What surprised me most was learning that 13 of the 22 terror incidents in this novel are based on real events, unknown publicly. That revelation lingered long after I closed the book. It made me question how often history’s most terrifying moments are swallowed in silence to preserve calm. It made me think of our own world, today, where we scroll through headlines numb but still yearning for reassurance that someone, somewhere, is holding the line.

 

Emotionally, End Game left me both breathless and strangely tender. I felt the thrill, the fear, the pride, the grief. I felt the ache of endings—the story’s and my own journey with these characters. If there is a critique, perhaps the sheer density of events may overwhelm some readers, especially those new to Archer’s sprawling universe.
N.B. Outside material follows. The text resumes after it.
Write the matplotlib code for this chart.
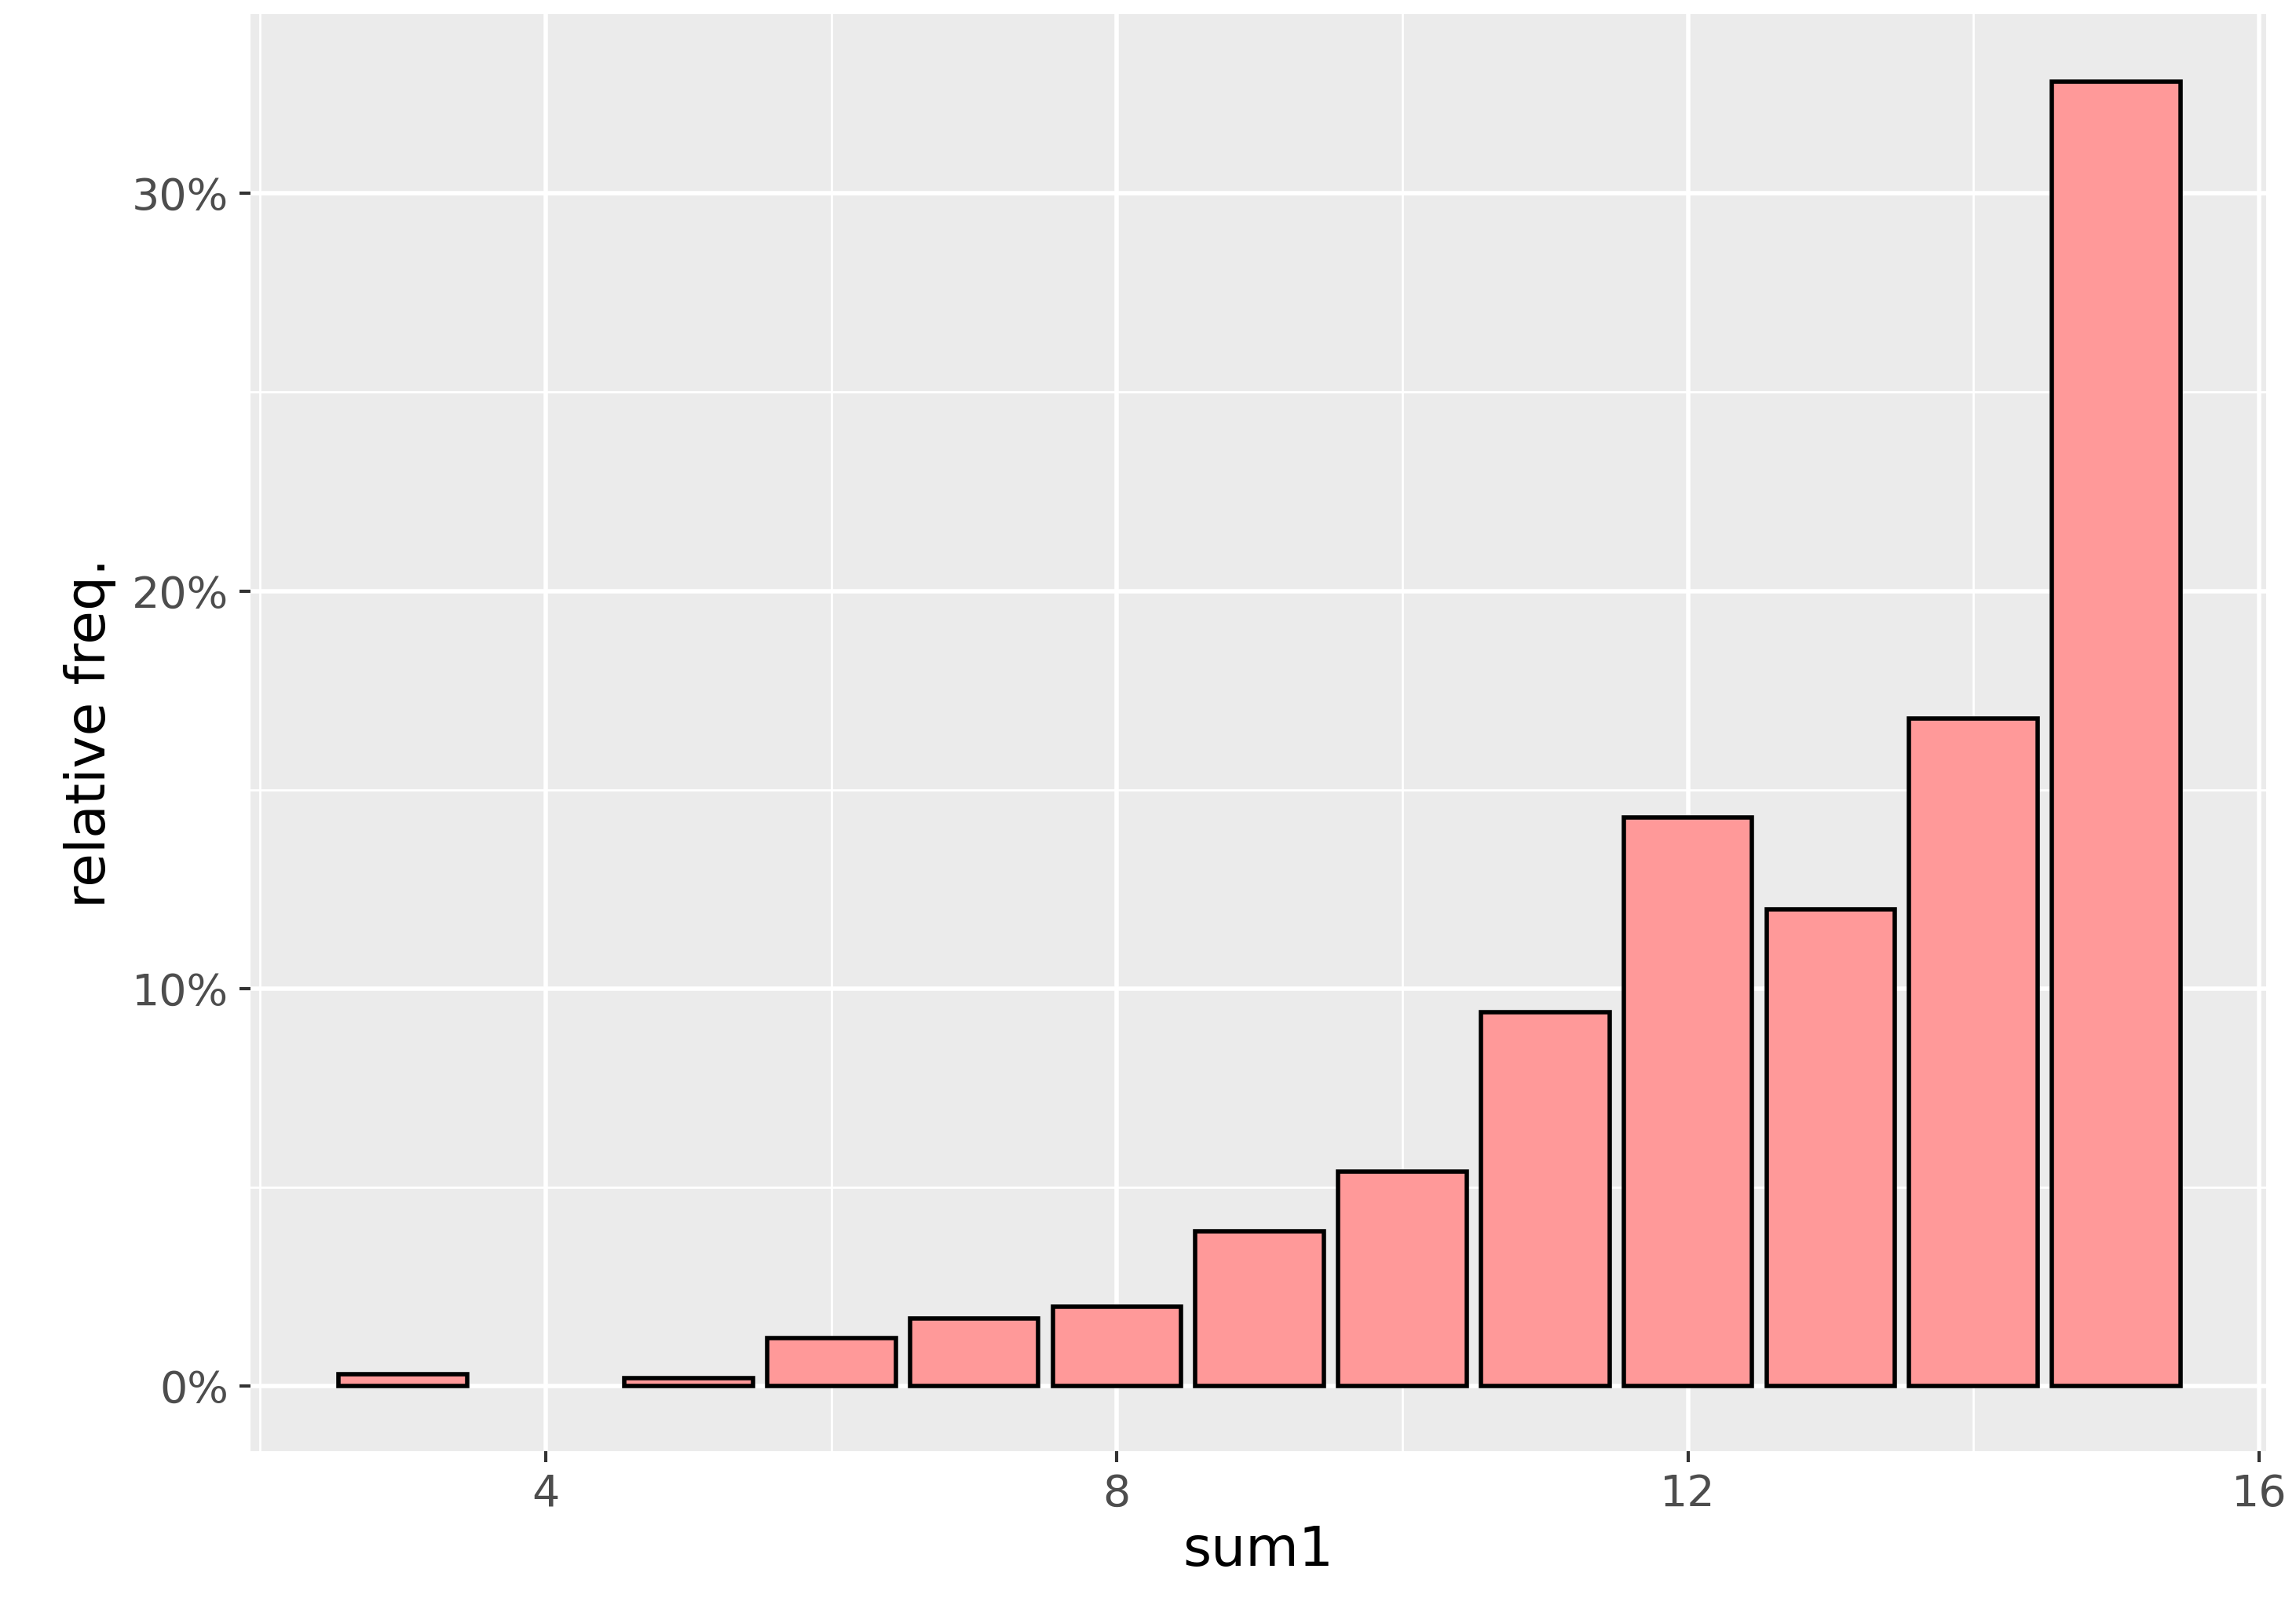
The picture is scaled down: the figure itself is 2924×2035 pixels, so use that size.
import numpy as np
import matplotlib.pyplot as plt
from matplotlib.ticker import FuncFormatter, MultipleLocator

sum1 = [3, 5, 6, 7, 8, 9, 10, 11, 12, 13, 14, 15]
rel_freq = [0.003, 0.002, 0.012, 0.017, 0.020, 0.039, 0.054, 0.094, 0.143, 0.120, 0.168, 0.328]

fig = plt.figure(figsize=(29.24, 20.35), dpi=100)
ax = fig.add_axes([0.109, 0.092, 0.878, 0.899])
ax.set_facecolor('#EBEBEB')

ax.bar(sum1, rel_freq, width=0.9, color='#FF9999', edgecolor='black', linewidth=4, zorder=3)

ax.set_xlim(1.93, 16.05)
ax.set_ylim(-0.0163, 0.345)
ax.xaxis.set_major_locator(MultipleLocator(4))
ax.xaxis.set_minor_locator(MultipleLocator(2))
ax.yaxis.set_major_locator(MultipleLocator(0.1))
ax.yaxis.set_minor_locator(MultipleLocator(0.05))
ax.yaxis.set_major_formatter(FuncFormatter(lambda v, p: f"{v*100:.0f}%"))

ax.grid(which='major', color='white', linewidth=4, zorder=0)
ax.grid(which='minor', color='white', linewidth=2, zorder=0)
ax.set_axisbelow(True)
for s in ax.spines.values():
    s.set_visible(False)

ax.tick_params(which='major', length=10, width=3, color='#333333', labelsize=40,
               labelcolor='#4D4D4D', pad=10)
ax.tick_params(which='minor', length=0)

ax.set_xlabel('sum1', fontsize=50, labelpad=8)
ax.set_ylabel('relative freq.', fontsize=50, labelpad=14)

plt.savefig('out.png')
But even then, the novel stands strong as a riveting standalone, perfectly able to hook and hold.

 

For lovers of political thrillers, police dramas, Olympic history, or simply great storytelling, this book is a gift. If you enjoy the tension of Frederick Forsyth, the emotional stakes of John le Carré, or the cinematic sweep of Tom Clancy, End Game will sit proudly on your shelf.

 

But beyond genres and shelves and ratings, here is the truth I walked away with: a hero is not the loudest man in the arena but the quiet one planning in the shadows, believing—against all logic—that saving the world is still possible.

 

As the last page turned, I sat there in stillness, whispering a thank-you to characters who felt like comrades. Endings are hard. Great endings are rarer still. Archer delivers one worthy of the journey.

 

Read it. Feel your pulse spike. Celebrate the finish line.

 

Because some stories don’t just entertain—they remind us what courage looks like when the whole world is watching.

 

Pick up End Game and run that last race alongside Warwick. It’s worth every second.